Solo che per «concorrere», un gruppo dirigente deve mettersi alla prova, dimostrare quanto vale. Dovrebbe puntare sulla propria identità, sulle proposte, sui programmi: giudicare la politica della Lega e di Fratelli d'Italia senza timori reverenziali, più o meno come fanno Salvini e la Meloni con Forza Italia. Il «politicismo» esasperato, magari di quarta mano, non basta. Non è che l'alleanza con la Svp per uno 0,5%, ti cambia qualcosa. Come pure bussare alla porta delle sette Chiese non aiuta. Si rischia di ritrovarsi come Giovanni Toti che dopo aver flirtato con Salvini viene tacciato dal Populista, la rivista ideologica della Lega, come «un leader in pigiama» senza voti. E, in assenza di meglio, finisce nella conferenza programmatica della Meloni. «La verità è che tutti confida la Polverini hanno una sola preoccupazione: tutelarsi. Facendo i calcoli sui voti che ci sono, non su quelli che si debbono conquistare. Insomma, non rischiano.

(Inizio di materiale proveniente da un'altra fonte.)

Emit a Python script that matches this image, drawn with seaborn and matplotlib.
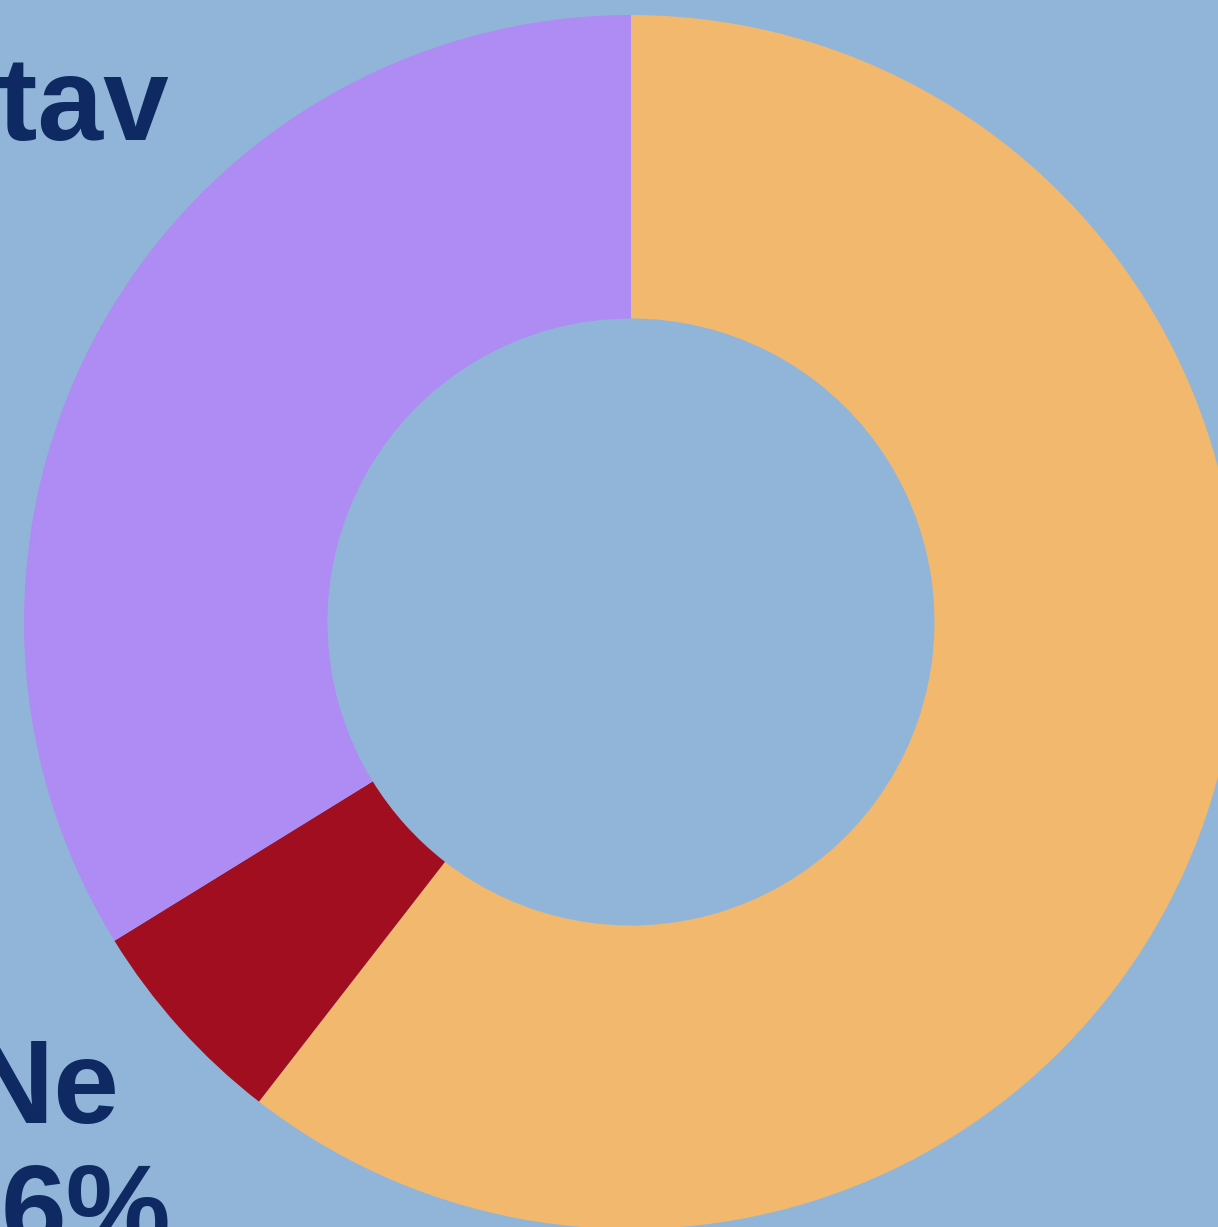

Per questo il partito è chiuso, respingente, non inclusivo».

Solo che chi non rischia, non si conquista un domani. «Bisogna immaginare un dopo Europee osserva Roberto Occhiuto contando sulle risorse che abbiamo. Puntando, chessò, sulla Carfagna al Sud insieme alla Gelmini al Nord. Altrimenti il primo che si alza all'indomani del voto e indica una strada, viene seguito alla rinfusa dagli altri. Come avvenne nel Pd con Renzi». Solo che dentro il Pd con c'era un De Gaulle. E non è detto che, magari molto presto, non sia Berlusconi a far sentire la sua voce, ad indicare un'altra volta la strada. Un altro predellino, magari con le sembianze di un assise, di un congresso.

Ma questa volta dentro Forza Italia.